Ds. Alexander Johan Berman (17 September 1828 in Zierikzee–14 February 1886 in Amsterdam) was a Dutch Reformed minister of Watergang, an author and, in his early retirement, an archivist. As an author, he wrote mostly literary criticism, and, in his younger years, poetry. He published an anthology with works by authors of his era.

==Life==
A. J. Berman studied at Leiden University, the alma mater of his father, judge and writer Joost Berman. Upon graduation Alexander Johan became an 1854 assistant minister in Nijmegen.

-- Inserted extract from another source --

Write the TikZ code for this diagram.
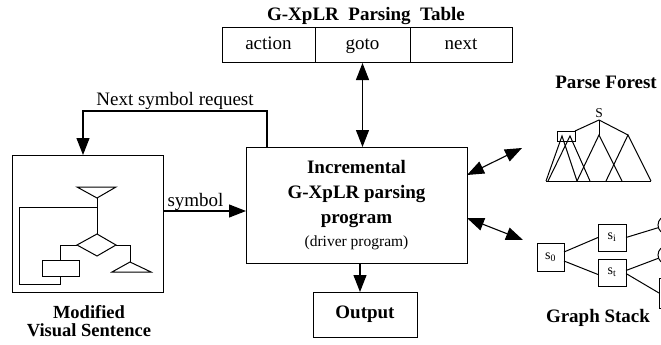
\documentclass[tikz,border=0pt]{standalone}
\usepackage{fontspec}
\setmainfont{Liberation Serif}
\usetikzlibrary{arrows.meta,positioning}

\tikzset{
  >={Triangle[length=17pt,width=13pt]},
  box/.style={draw,line width=1pt,inner sep=0pt,outer sep=0pt},
  cell/.style={box,text height=13pt,text depth=4pt,minimum height=35pt},
  lbl/.style={font=\fontsize{19}{21}\selectfont},
  ttl/.style={font=\fontsize{19}{19}\selectfont\bfseries},
  conn/.style={line width=1.1pt},
  sketch/.style={line width=1pt}
}

\begin{document}
\begin{tikzpicture}[x=1pt,y=-1pt]
\useasboundingbox (0,0) rectangle (661,345);
\clip (0,0) rectangle (661,345);
% parsing table
\node [ttl] (tabtitle) at (366,16) {G-XpLR\ \ Parsing\ \ Table};
\node [cell,lbl,minimum width=93pt] (action) at (268.5,45.5) {action};
\node [cell,lbl,minimum width=95pt,right=0pt of action] (goto) {goto};
\node [cell,lbl,minimum width=102pt,right=0pt of goto] (next) {next};
% driver
\node [box,minimum width=221pt,minimum height=116pt,align=center,
  font=\fontsize{19}{25}\selectfont\bfseries] (prog) at (356.5,205)
  {Incremental\\G-XpLR parsing\\program\\[-2pt]{\fontsize{15.5}{18}\selectfont\mdseries(driver program)}};
\node [box,ttl,minimum width=104pt,minimum height=45pt] (out) at (365,314.5) {Output};
% visual sentence
\node [box,minimum width=151pt,minimum height=137pt] (vs) at (87.5,223.5) {};
\node [ttl,align=center,font=\fontsize{18.5}{18}\selectfont\bfseries] (vslabel) at (89,321) {Modified\\Visual Sentence};
\draw [sketch] (77,187) -- (116,187) -- (97,198) -- cycle;
\draw [sketch] (97,198) -- (97,234);
\draw [sketch] (97,207) -- (19,207) -- (19,284) -- (60,284) -- (60,276);
\draw [sketch] (42,260) rectangle (79,276);
\draw [sketch] (77,245) -- (60,245) -- (60,260);
\draw [sketch] (97,234) -- (116,245) -- (97,256) -- (77,245) -- cycle;
\draw [sketch] (116,245) -- (130,245) -- (130,262);
\draw [sketch] (130,262) -- (151,272) -- (112,272) -- cycle;
% parse forest
\node [ttl] (pftitle) at (606,82) {Parse Forest};
\coordinate (root) at (599,120);
\node [font=\fontsize{13.5}{14}\selectfont,above=-1pt of root] (slabel) {S};
\draw [sketch] (root) -- (575,131);
\draw [sketch] (root) -- (599,135);
\draw [sketch] (root) -- (628,135);
\draw [sketch] (557,131) rectangle (575,141);
\draw [sketch] (546,181) -- (562,136) -- (577,181);
\draw [sketch] (548,181) -- (570,136) -- (590,181);
\draw [sketch] (577,181) -- (599,135) -- (622,181);
\draw [sketch] (606,181) -- (628,135) -- (651,181);
\draw [sketch] (546,181) -- (651,181);
% graph stack
\node [box,minimum width=27pt,minimum height=28pt,font=\fontsize{14}{14}\selectfont] (s0) at (550.5,257) {s\textsubscript{0}};
\node [box,minimum width=28pt,minimum height=27pt,font=\fontsize{14}{14}\selectfont] (si) at (612,237.5) {s\textsubscript{i}};
\node [box,minimum width=28pt,minimum height=27pt,font=\fontsize{14}{14}\selectfont] (st) at (612,272.5) {s\textsubscript{t}};
\node [draw,line width=1pt,circle,minimum size=18pt] (sj) at (667,225) {};
\node [draw,line width=1pt,circle,minimum size=18pt] (sk) at (667,255) {};
\node [box,minimum width=28pt,minimum height=30pt] (sl) at (673,293) {};
\draw [sketch] ([yshift=5pt]s0.east) -- (si.west);
\draw [sketch] ([yshift=-4pt]s0.east) -- ([yshift=-2pt]st.west);
\draw [sketch] (si.east) -- (sj);
\draw [sketch] ([yshift=2pt]st.east) -- (sk);
\draw [sketch] ([yshift=-1pt]st.east) -- (sl.west);
\node [ttl] (gslabel) at (598,318) {Graph Stack};
% connectors
\coordinate (bend) at (83,111);
\coordinate (pfend) at (522,148);
\coordinate (gsend) at (523,240);
\draw [<->,conn] (goto.south) -- (goto.south |- prog.north);
\draw [->,conn] ([xshift=-5pt]out.north |- prog.south) -- ([xshift=-5pt]out.north);
\draw [->,conn] ([xshift=-89.5pt]prog.north) |- (bend)
  node [lbl,pos=0.75,above=-2pt] (reqlabel) {Next symbol request} -- (bend |- vs.north);
\draw [->,conn] ([yshift=12.5pt]vs.east) coordinate (symin) -- (prog.west |- symin);
\node [lbl,above right=-3pt and 1pt of symin] (symlabel) {symbol};
\draw [<->,conn] ([yshift=30pt]prog.east) -- (pfend);
\draw [<->,conn] ([yshift=-13pt]prog.east) -- (gsend);
\end{tikzpicture}
\end{document}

In 1856 Berman was appointed minister at the Dutch Reformed Church of Watergang. Sunday, 16 November was the official start of his work. On 26 November 1857 Berman married in Alkmaar with Gerarda Blom. They had 4 children. Since Watergang was a small community and Berman, who suffered from a lung condition, did not progress to a larger community, the family struggled financially. A friend from university, the author and literary critic Conrad Busken Huet, initiated an anthology through which money was collected for the family. The anthology Landjuweel, set up a series of which only one volume was published, was edited by Berman. The minister's wife died in 1881, aged 45.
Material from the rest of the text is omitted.